With the disintegration of the USSR and the end of the cold war in 1991, non-alignment, both as an international movement and as the core of India’s Foreign Policy, lost some earlier relevance and effectiveness. However, non-alignment retained some core values and enduring idea, after the end of the cold war it started giving more importance to economic ideas.
NAM is still relevant today because of the following reasons:
- NAM was based on the principle that decolonised countries share a historical affiliation and can become powerful if they all come together. This affiliation is still relevant.
- NAM stressed on the idea that it is not necessary for small and poor countries in the world to follow any powerful country if they are able to follow any independent foreign policy.
- NAM is also based on the value of democratizing the international system by thinking about an alternative world order to address several issues such as poverty and existing inequalities.
- With the emergence of neo colonialism (use of economic, political, cultural or other pressure to influence former colonies), many newly independent nations were unable to take concrete decisions in the economic fields due to the pressure exerted by the powerful nations and organisations like the World Bank, WTO, IMF etc. Under such circumstances, NAM came forward to help these countries in trying to assert their economic rights.
- USA off late has emerged as a powerful nation. NAM has immense potentialities and experience to prevent the dominating of USA over countries like Iraq and Afghanistan.

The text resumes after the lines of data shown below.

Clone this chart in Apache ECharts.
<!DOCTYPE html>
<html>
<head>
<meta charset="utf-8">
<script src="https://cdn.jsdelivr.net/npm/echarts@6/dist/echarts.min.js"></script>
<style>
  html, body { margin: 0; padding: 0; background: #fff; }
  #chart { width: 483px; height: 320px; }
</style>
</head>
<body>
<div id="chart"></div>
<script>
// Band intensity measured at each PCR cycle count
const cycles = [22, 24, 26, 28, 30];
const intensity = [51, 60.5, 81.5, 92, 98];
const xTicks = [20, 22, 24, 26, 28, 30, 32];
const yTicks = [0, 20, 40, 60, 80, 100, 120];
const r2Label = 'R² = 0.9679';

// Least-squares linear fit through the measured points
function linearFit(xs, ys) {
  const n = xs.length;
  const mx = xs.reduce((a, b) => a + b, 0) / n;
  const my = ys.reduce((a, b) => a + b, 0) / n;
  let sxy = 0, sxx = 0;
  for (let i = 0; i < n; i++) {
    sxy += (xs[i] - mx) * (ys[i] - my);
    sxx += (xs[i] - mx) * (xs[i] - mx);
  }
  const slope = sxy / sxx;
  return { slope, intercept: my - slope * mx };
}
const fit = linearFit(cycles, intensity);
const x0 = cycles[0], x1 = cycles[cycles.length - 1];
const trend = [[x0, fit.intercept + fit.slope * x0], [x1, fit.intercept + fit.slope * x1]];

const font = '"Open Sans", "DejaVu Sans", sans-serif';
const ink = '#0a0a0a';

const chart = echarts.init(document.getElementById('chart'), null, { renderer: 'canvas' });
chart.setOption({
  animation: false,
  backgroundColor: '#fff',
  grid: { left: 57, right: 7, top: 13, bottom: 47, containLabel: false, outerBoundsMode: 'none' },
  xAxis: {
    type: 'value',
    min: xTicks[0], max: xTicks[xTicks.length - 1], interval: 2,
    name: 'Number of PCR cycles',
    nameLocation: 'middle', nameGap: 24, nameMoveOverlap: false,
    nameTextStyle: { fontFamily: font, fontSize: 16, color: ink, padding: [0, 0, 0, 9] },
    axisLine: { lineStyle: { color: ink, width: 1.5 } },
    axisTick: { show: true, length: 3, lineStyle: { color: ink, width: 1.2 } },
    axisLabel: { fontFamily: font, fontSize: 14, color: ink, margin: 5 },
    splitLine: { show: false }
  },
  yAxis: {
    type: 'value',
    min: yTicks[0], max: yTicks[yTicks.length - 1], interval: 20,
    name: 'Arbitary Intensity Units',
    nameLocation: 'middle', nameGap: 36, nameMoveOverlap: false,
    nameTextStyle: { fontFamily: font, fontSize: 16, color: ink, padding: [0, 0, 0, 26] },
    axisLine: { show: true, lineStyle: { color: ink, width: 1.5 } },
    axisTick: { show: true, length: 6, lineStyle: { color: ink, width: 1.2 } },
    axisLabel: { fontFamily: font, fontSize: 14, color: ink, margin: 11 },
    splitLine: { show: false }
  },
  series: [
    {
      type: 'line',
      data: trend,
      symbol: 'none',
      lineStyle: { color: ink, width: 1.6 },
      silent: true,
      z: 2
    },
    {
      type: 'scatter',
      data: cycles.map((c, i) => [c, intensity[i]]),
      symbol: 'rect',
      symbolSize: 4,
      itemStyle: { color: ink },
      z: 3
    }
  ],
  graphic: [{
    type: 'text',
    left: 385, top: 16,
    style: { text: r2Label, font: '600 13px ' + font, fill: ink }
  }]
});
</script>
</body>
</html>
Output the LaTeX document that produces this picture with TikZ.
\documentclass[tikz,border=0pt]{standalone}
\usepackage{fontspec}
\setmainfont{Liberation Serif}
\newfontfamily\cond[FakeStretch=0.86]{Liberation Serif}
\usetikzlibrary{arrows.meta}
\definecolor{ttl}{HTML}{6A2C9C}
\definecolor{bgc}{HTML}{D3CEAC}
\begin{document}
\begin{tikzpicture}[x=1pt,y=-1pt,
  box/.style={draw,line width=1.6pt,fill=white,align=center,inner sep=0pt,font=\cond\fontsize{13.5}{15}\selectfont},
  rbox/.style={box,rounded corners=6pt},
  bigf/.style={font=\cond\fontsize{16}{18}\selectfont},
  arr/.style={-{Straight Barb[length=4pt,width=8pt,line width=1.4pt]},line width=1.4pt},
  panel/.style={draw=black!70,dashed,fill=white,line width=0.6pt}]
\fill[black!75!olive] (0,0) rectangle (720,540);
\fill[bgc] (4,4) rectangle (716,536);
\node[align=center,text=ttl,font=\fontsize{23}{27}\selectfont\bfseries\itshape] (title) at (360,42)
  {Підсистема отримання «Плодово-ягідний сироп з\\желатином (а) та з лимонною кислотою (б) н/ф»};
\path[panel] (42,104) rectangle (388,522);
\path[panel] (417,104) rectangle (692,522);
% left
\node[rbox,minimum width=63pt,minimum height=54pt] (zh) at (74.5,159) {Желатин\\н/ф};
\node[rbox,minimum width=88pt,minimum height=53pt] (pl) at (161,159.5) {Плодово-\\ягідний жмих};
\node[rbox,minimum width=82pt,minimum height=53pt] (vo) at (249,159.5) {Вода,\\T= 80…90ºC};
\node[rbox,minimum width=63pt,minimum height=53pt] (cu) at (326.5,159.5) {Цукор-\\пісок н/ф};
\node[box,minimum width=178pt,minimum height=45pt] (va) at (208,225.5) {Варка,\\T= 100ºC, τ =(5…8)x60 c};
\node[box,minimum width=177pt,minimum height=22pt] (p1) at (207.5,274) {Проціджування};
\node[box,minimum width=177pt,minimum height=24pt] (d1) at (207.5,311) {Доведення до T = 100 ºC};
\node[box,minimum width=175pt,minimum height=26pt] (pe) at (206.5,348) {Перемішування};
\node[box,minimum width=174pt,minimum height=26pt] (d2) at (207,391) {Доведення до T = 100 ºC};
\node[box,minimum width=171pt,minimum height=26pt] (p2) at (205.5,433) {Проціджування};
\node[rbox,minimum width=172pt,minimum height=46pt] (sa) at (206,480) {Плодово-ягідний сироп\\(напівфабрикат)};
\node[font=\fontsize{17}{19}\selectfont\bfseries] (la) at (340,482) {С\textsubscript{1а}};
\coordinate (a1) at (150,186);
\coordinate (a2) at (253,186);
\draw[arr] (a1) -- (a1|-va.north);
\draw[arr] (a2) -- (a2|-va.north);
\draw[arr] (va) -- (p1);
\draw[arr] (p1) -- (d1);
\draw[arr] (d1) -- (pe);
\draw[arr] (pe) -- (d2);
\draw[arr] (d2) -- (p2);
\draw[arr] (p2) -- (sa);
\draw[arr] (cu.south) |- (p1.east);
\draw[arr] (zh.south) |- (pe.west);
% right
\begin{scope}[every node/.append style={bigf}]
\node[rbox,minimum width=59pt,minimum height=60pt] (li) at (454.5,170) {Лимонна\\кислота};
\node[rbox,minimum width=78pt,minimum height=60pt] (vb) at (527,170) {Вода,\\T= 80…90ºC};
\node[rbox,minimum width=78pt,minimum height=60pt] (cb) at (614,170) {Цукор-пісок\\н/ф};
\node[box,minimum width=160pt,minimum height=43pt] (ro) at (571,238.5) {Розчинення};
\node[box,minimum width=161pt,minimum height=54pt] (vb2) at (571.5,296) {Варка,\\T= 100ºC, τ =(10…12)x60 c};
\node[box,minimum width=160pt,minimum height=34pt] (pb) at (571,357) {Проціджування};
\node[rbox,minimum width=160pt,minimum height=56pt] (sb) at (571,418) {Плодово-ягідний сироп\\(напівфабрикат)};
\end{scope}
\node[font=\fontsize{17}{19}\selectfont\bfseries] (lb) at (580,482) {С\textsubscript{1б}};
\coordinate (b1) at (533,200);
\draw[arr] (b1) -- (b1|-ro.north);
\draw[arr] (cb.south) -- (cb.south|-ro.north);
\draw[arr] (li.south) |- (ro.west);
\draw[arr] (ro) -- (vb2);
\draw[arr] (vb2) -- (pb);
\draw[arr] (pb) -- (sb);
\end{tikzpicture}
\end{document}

NAM was perhaps the first global-level initiative started completely by third-world countries. It enthused a sense of identity and self-determination in them and also demonstrated their capacity to be independent. According to TV Paul, NAM never got the credit it deserves. It played an important role in the decolonization of the rest of the world. It acted as a soft balancing mechanism in superpower rivalry and delegitimized the threatening behaviour of the two blocs. NAM can also be credited for creating a taboo against the use of nuclear weapons. It developed multiple Nuclear Weapon Free Zones and questioned their development by superpowers. NAM used the tools of ‘naming and shaming’ against great powers. TV Paul suggests that the intellectual bias against NAM, a coalition of weaker states, is as natural and expected as there is a bias against the subaltern class movements among upper classes and upper castes in hierarchical societies.
Thus, NAM still remains an important and powerful force which aims at achieving international peace, disarmament and economic development. Non-Alignment has not lost its relevance rather it has stood the test of time. It has served the useful purpose of protecting and preserving the interest of the Third World countries well in the past, so it is also expected to serve their interest well in the future to come.